Che l’avvio da parte degli Enti Locali delle procedure per giungere alle misure di razionalizzazione previste dai commi 4 e 5 dell’art. 19 del DL 98/2011, attraverso Piani di dimensionamento delle Istituzioni Scolastiche Autonome (ISA) portasse a reazioni quali quelle che abbiamo appreso dalla lettura delle notizie di Milano nei giorni scorsi, era pressoché inevitabile.
Dal punto di vista delle scuole il fatto ha un aggravante legato alla “obbligatorietà” di generalizzare la forma dell’Istituto Comprensivo per tutte le scuole del I Ciclo, che si unisce al nuovo livello minimo di 1.000 alunni necessario per salvaguardare l’autonomia delle Istituzioni.
La realtà scolastica ha, come tutti ben comprendiamo, una sua specifica complessità che rende poco applicabili norme organizzative uguali per tutti. L’ottimo sarebbe che i Piani, pur avendo come riferimento le indicazioni nazionali che puntano ad una razionalizzazione in ordine al contenimento della spesa, fossero deliberati a seguito di un dialogo aperto e costruttivo con la comunità del territorio e le scuole che fanno parte di esso.
Anche in una realtà come quella di Milano credo sia evidente a tutti che ogni zona ha una sua fisionomia particolare, sia per la composizione sociale sia per le strutture scolastiche che vi operano, e di questo è indispensabile tenerne conto. A questo si aggiunge che per ottenere una organizzazione funzionale ai fini formativi ed educativi occorre che le Istituzioni siano “governabili” al fine di una cura particolare anche verso la dispersione, i livelli di apprendimento e le situazioni di disagio, difficilmente ottenibile con un solo dirigente scolastico preposto ad una istituzione che, secondo i dati, supera anche i 1.500 studenti.
Questa posizione si aggrava, sempre da un punto di vista educativo e formativo, quando si intreccia con la decisione “forzata” sopra ricordata di generalizzare la forma dell’Istituto Comprensivo toccando una fascia ordinamentale in cui le dimensioni accresciute mettono a rischio la possibilità di perseguire, con la comunità scolastica, la loro primaria funzione educativa.
I Piani debbono essere al servizio dei bisogni formativi di giovani e famiglie e non del mero aspetto organizzativo-amministrativo, sottoponendo schemi astratti perché poco legati alla realtà cui fanno riferimento. In questo contesto lo slogan “la fretta è una cattiva consigliera” sembra calzare a pennello.

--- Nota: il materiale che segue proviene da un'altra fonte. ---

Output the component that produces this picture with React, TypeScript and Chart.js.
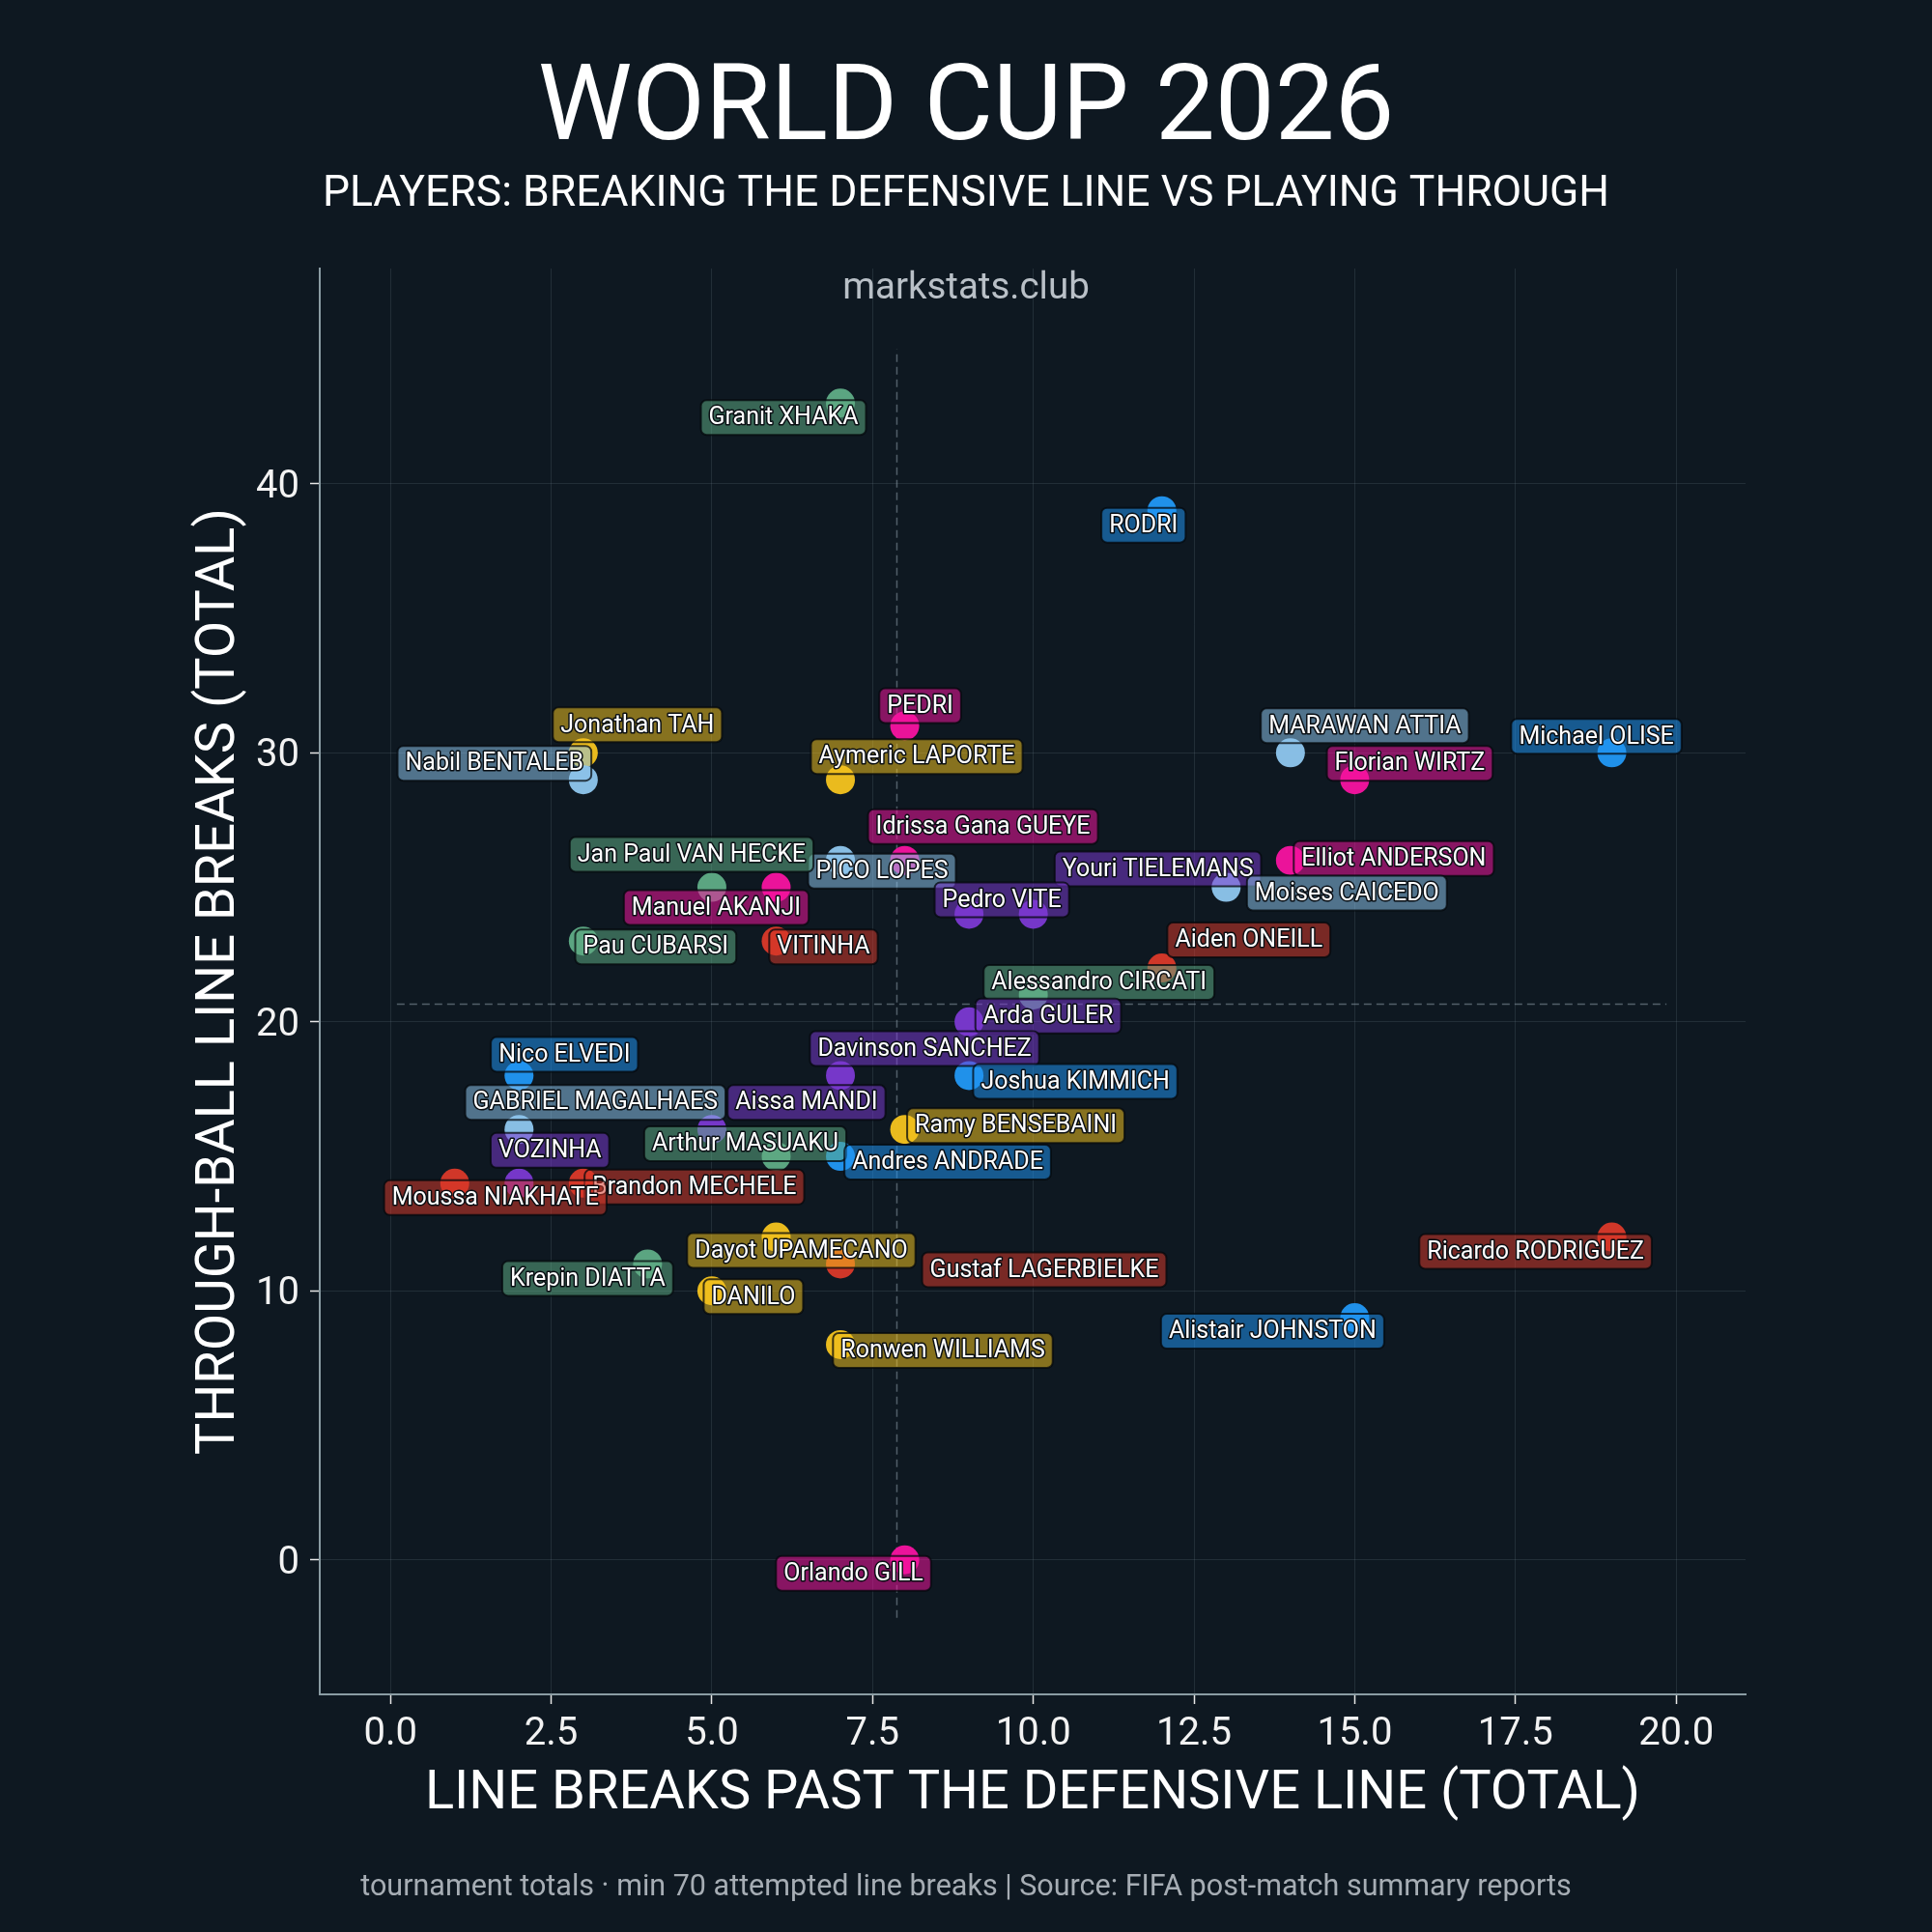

E’ necessario che Enti locali e Scuole abbiano il giusto tempo materiale per esaminare con attenzione le singole situazioni. In questo modo si potrà giungere a Piani che siano al vero servizio formativo del territorio e delle funzioni culturali, formative e sociali della scuola.
A fronte di questa pur breve analisi le richieste avanzate in diversi Consigli di Zona, e recepite dall’Assessore Guida, sia di una deroga sui tempi già definiti, sia sull’apertura di un tavolo di approfondimento e valutazione con dirigenti scolastici e territorio (Consigli di Zona stessi) sono condivisibili, perché dettate dalle necessità reali e non frutto di uno sterile confronto politico. Quanto questo potrà essere recepito in prima istanza dalla Regione che, nella sua autonomia, sembrerebbe poter prendere decisioni in merito e quanto invece l’urgenza sia dettata ancora dalle inderogabili necessità di bilancio e dal contenimento dei costi lo capiremo nei prossimi giorni. La speranza è che non sia la “Scuola” a doverci rimettere, a danno di studenti e famiglie e del servizio a loro erogato.